## [WHAT TO DO]
From the records, pick out and copy each line containing "that".

## [DATASET ENTRIES]
━━━━━━━━━━━━━━━━

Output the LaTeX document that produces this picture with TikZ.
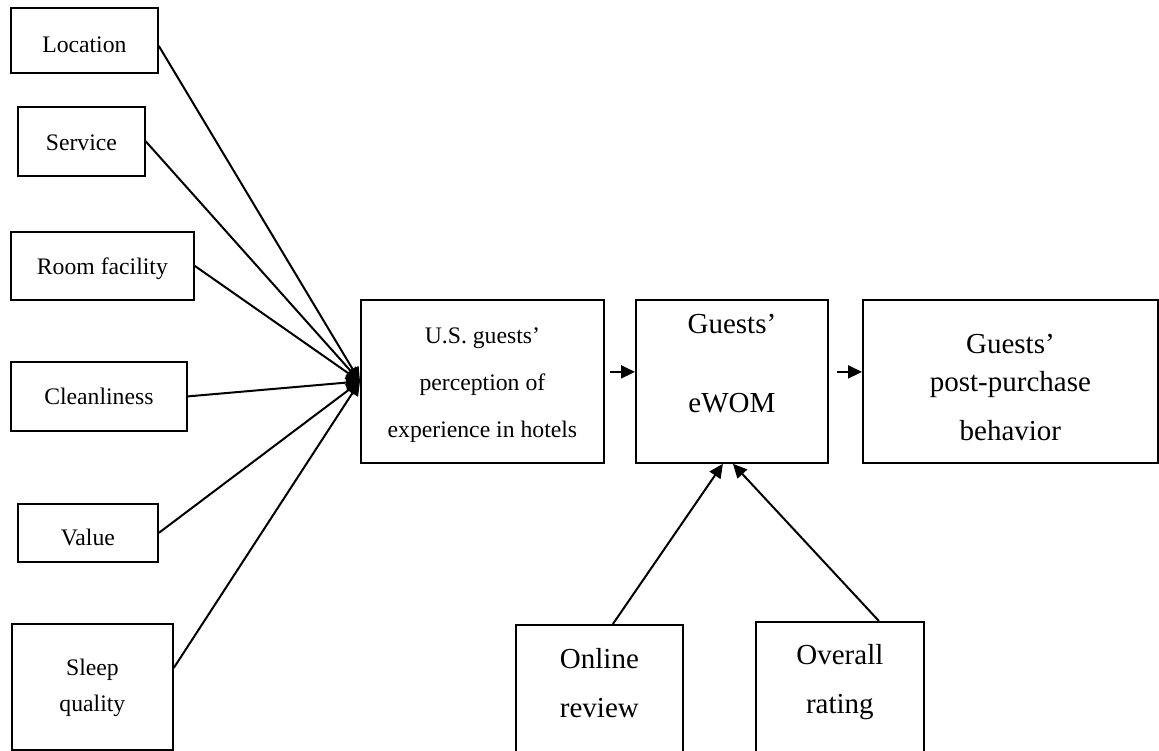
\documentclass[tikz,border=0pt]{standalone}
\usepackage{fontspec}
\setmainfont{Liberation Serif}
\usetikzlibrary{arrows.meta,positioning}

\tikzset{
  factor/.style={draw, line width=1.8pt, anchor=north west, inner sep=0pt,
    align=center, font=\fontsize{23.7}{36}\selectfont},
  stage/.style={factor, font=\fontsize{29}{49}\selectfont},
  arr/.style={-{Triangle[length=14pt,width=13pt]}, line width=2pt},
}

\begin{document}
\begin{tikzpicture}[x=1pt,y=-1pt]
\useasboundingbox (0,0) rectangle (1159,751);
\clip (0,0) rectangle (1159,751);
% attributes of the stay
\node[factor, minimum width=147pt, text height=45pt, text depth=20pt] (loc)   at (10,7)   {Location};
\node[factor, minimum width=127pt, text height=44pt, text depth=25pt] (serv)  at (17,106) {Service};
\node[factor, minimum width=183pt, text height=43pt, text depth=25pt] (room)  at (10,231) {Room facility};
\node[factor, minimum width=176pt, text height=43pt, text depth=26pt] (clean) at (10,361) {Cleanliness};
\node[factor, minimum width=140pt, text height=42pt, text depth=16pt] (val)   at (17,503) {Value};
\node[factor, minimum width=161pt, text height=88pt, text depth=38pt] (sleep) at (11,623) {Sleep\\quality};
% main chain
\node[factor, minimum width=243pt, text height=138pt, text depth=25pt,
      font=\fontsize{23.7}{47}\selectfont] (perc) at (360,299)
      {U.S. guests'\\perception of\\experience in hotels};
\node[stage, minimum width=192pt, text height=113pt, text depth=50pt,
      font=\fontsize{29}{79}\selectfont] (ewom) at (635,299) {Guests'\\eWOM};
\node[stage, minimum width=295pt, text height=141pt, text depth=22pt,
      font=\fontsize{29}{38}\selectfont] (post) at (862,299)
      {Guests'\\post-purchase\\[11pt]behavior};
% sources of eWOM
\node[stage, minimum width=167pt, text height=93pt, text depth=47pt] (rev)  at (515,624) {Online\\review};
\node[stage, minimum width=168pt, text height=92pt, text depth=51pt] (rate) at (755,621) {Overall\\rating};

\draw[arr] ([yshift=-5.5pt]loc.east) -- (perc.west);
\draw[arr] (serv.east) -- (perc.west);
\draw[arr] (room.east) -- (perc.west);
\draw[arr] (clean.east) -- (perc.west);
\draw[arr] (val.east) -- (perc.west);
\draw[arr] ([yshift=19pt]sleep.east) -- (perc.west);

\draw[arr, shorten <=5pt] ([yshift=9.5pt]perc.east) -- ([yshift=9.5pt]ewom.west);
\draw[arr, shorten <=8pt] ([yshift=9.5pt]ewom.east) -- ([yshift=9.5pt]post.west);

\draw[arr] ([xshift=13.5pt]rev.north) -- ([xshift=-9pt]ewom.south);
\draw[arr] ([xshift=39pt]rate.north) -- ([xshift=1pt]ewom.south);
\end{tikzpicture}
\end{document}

━━━━━━━━━━━━━━━━

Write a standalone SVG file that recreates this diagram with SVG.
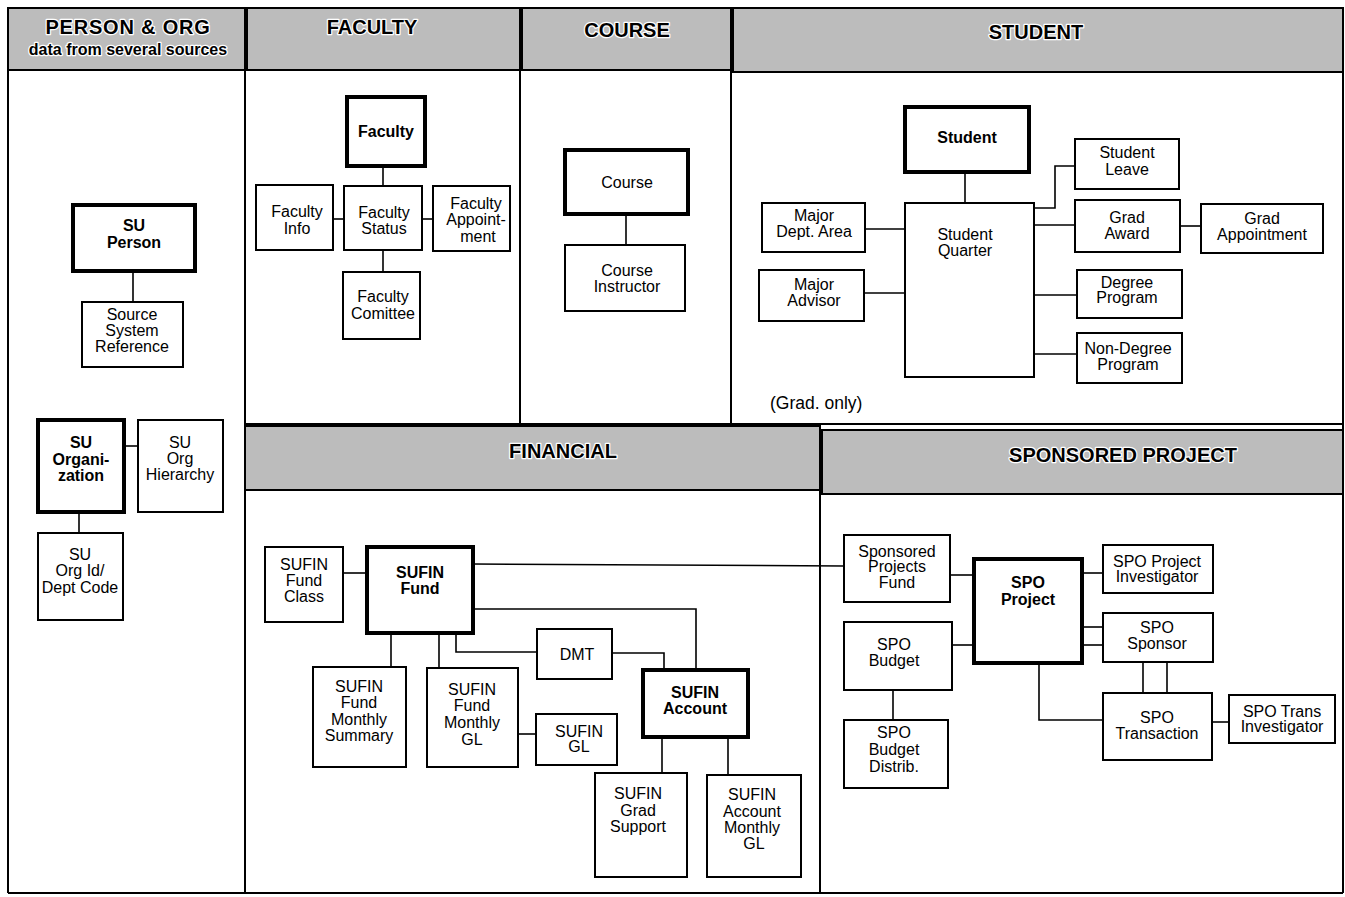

━━━━━━━━━━━━━━━━

## [FULL ANSWER]
Output the LaTeX document that produces this picture with TikZ.
Write a standalone SVG file that recreates this diagram with SVG.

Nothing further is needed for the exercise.